Retention pay can provide stability during disruptive transitions—but only if you know what you’re agreeing to. Read the offer carefully and nail down definitions before you rely on it.

What Is a Retention Bonus

“Retention bonus: a one-time payment or series of payments meant to incentivize key employees to remain through the transaction and a transition period.” Companies use them to keep critical knowledge and client relationships intact, especially during diligence and integration. See the overview of how deals affect employees in this mergers vs. acquisitions guide and Rager Law’s summary of retention incentives.
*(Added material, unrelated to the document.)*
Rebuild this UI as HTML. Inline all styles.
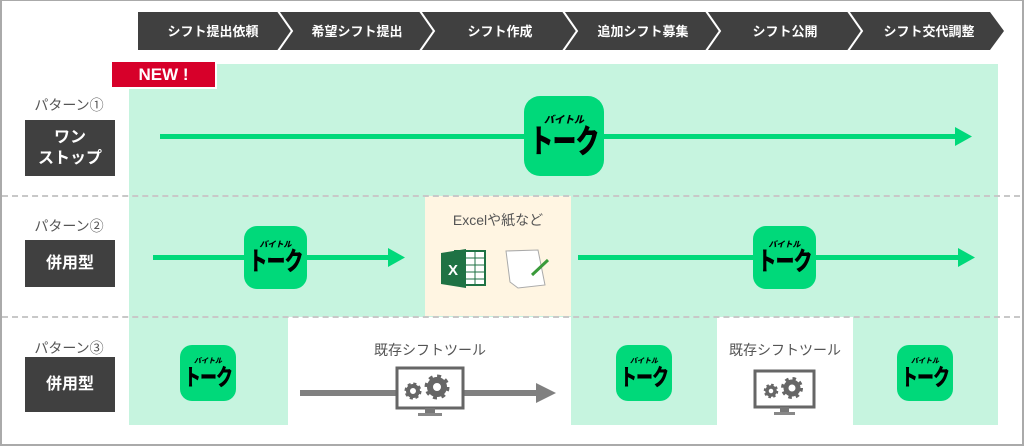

Typical Structures and Eligibility

Typical structures include: payment on deal close; installments over 6–12 months after closing; or conditional pay tied to milestones (e.g., go-live or quarter-end). Eligibility often includes senior managers, client-facing staff, technical specialists, and revenue-critical roles.

Key Conditions and Risks

Common conditions include forfeiture if you leave before vesting, clawbacks for misconduct or restatement, and tax withholding. Clarify whether the amount is “gross” or “net” and who bears tax liability. Ask whether the bonus survives a termination “without cause” or a resignation for “good reason.”

Practical Negotiation Tips

  • Get the bonus terms in writing; confirm whether it is gross or net, and whether it is discretionary or contractual.

  • Negotiate clear “without cause” and “good reason” definitions so retention pay still applies if your role is cut or materially changed.

  • Ask for vesting tied to time already served if the transition period runs long due to integration delays.

These steps help protect your rights during company merger employment and reduce ambiguity if leadership changes after closing.

Transfer of Employment on Sale: Asset Sale vs. Stock Sale Checklist

Transfer mechanics differ in asset and stock deals, and that affects whether you need a new offer or keep your current contract. Knowing the path helps you ask the right questions at the right time.

Asset Sale Transfer Mechanics

“Buyer selects which assets and contracts (including employment contracts) to assume. That means employees may be offered new contracts or not retained.” This dynamic is explained in the merger vs. acquisition employment-law primer. In an asset sale, it is common to negotiate new terms or severance if not retained.

Stock Sale or Merger Continuity

“Employment relationships typically remain intact because the legal employer continues to exist or ownership transfers without assignment of individual contracts; continuity of employment is more likely.” See the continuity discussion in this comparison of stock versus asset deals and the practical transition considerations in Lusk Law’s business sale overview.

Employee Transfer Checklist

  1. Request written notice of the transaction and any proposed changes to employment terms.

  2. Ask for the new employer’s written offer if your job is being transferred; compare terms (salary, title, PTO, benefits) to current contract.

  3. Confirm start date under new employer and whether continuity of service (for vacation accrual, tenure, pensions) will be preserved.

  4. If you are asked to sign a new contract, request time and consider legal review, especially around severance, non-compete, and benefits.

  5. If laid off, check WARN Act notice applicability and severance/benefit obligations and see the general discussion in this deal-structure guide.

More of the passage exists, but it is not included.